WHAT YOU HAVE TO DO | All the data should be repeated exactly. Any image in it is left out.

DATA BLOCK |

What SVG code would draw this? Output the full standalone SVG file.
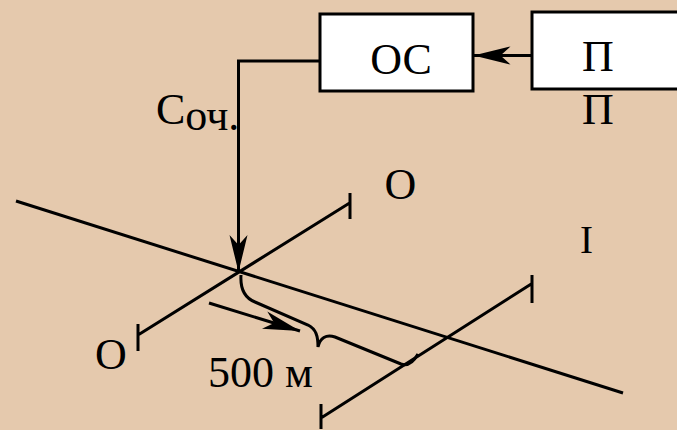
<svg xmlns="http://www.w3.org/2000/svg" width="677" height="430" viewBox="0 0 677 430">
<style>
.ln{fill:none;stroke:#000;stroke-width:3}
.box{fill:#fff;stroke:#000;stroke-width:3}
.t{font-family:'Liberation Serif','DejaVu Serif',serif;font-size:44px;fill:#000}
</style>
<defs>
<marker id="ah" viewBox="-40 -10 41 20" refX="0" refY="0" markerWidth="41" markerHeight="20" markerUnits="userSpaceOnUse" orient="auto">
<path d="M0,0 L-37,-9 L-27,0 L-37,9 Z" fill="#000"/>
</marker>
</defs>
<rect x="0" y="0" width="677" height="430" fill="#E5C9AD"/>
<g id="node-oc">
<rect class="box" x="320" y="14" width="153" height="77"/>
<text class="t" font-family="Liberation Serif, serif" x="401" y="74" text-anchor="middle">ОС</text>
</g>
<g id="node-p">
<rect class="box" x="532" y="12" width="150" height="77"/>
<text class="t" font-family="Liberation Serif, serif" x="598" y="71" text-anchor="middle">П</text>
</g>
<g id="geometry">
<path class="ln" d="M16,201 L623,393"/>
<path class="ln" d="M138,335 L350,202.7 M138,324 V351 M350,193 V219"/>
<path class="ln" d="M321,418 L532,283.5 M321,404 V429 M532,275 V303"/>
<path class="ln" d="M241,275 C240,290 245,298 255,302 L308,325 C316,329 318,336 318,347 C320,338 326,334 335,337 L401,364 C409,367 414,361 418,354"/>
</g>
<g id="connectors">
<path class="ln" d="M320,61 H238.5 V272" marker-end="url(#ah)"/>
<path class="ln" d="M532,55.5 H473.5" marker-end="url(#ah)"/>
<path class="ln" d="M209,303 L300,331" marker-end="url(#ah)"/>
</g>
<g id="labels">
<text class="t" font-family="Liberation Serif, serif" x="156" y="124">С<tspan dy="6">оч.</tspan></text>
<text class="t" font-family="Liberation Serif, serif" x="598" y="124" text-anchor="middle">П</text>
<text class="t" font-family="Liberation Serif, serif" x="400.5" y="199" text-anchor="middle">О</text>
<text class="t" font-family="Liberation Serif, serif" x="586.5" y="253" text-anchor="middle" style="font-size:39px">I</text>
<text class="t" font-family="Liberation Serif, serif" x="111" y="369" text-anchor="middle">О</text>
<text class="t" font-family="Liberation Serif, serif" x="208" y="387">500 м</text>
</g>
</svg>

THE ANSWER |
What SVG code would draw this? Output the full standalone SVG file.
<svg xmlns="http://www.w3.org/2000/svg" width="677" height="430" viewBox="0 0 677 430">
<style>
.ln{fill:none;stroke:#000;stroke-width:3}
.box{fill:#fff;stroke:#000;stroke-width:3}
.t{font-family:'Liberation Serif','DejaVu Serif',serif;font-size:44px;fill:#000}
</style>
<defs>
<marker id="ah" viewBox="-40 -10 41 20" refX="0" refY="0" markerWidth="41" markerHeight="20" markerUnits="userSpaceOnUse" orient="auto">
<path d="M0,0 L-37,-9 L-27,0 L-37,9 Z" fill="#000"/>
</marker>
</defs>
<rect x="0" y="0" width="677" height="430" fill="#E5C9AD"/>
<g id="node-oc">
<rect class="box" x="320" y="14" width="153" height="77"/>
<text class="t" font-family="Liberation Serif, serif" x="401" y="74" text-anchor="middle">ОС</text>
</g>
<g id="node-p">
<rect class="box" x="532" y="12" width="150" height="77"/>
<text class="t" font-family="Liberation Serif, serif" x="598" y="71" text-anchor="middle">П</text>
</g>
<g id="geometry">
<path class="ln" d="M16,201 L623,393"/>
<path class="ln" d="M138,335 L350,202.7 M138,324 V351 M350,193 V219"/>
<path class="ln" d="M321,418 L532,283.5 M321,404 V429 M532,275 V303"/>
<path class="ln" d="M241,275 C240,290 245,298 255,302 L308,325 C316,329 318,336 318,347 C320,338 326,334 335,337 L401,364 C409,367 414,361 418,354"/>
</g>
<g id="connectors">
<path class="ln" d="M320,61 H238.5 V272" marker-end="url(#ah)"/>
<path class="ln" d="M532,55.5 H473.5" marker-end="url(#ah)"/>
<path class="ln" d="M209,303 L300,331" marker-end="url(#ah)"/>
</g>
<g id="labels">
<text class="t" font-family="Liberation Serif, serif" x="156" y="124">С<tspan dy="6">оч.</tspan></text>
<text class="t" font-family="Liberation Serif, serif" x="598" y="124" text-anchor="middle">П</text>
<text class="t" font-family="Liberation Serif, serif" x="400.5" y="199" text-anchor="middle">О</text>
<text class="t" font-family="Liberation Serif, serif" x="586.5" y="253" text-anchor="middle" style="font-size:39px">I</text>
<text class="t" font-family="Liberation Serif, serif" x="111" y="369" text-anchor="middle">О</text>
<text class="t" font-family="Liberation Serif, serif" x="208" y="387">500 м</text>
</g>
</svg>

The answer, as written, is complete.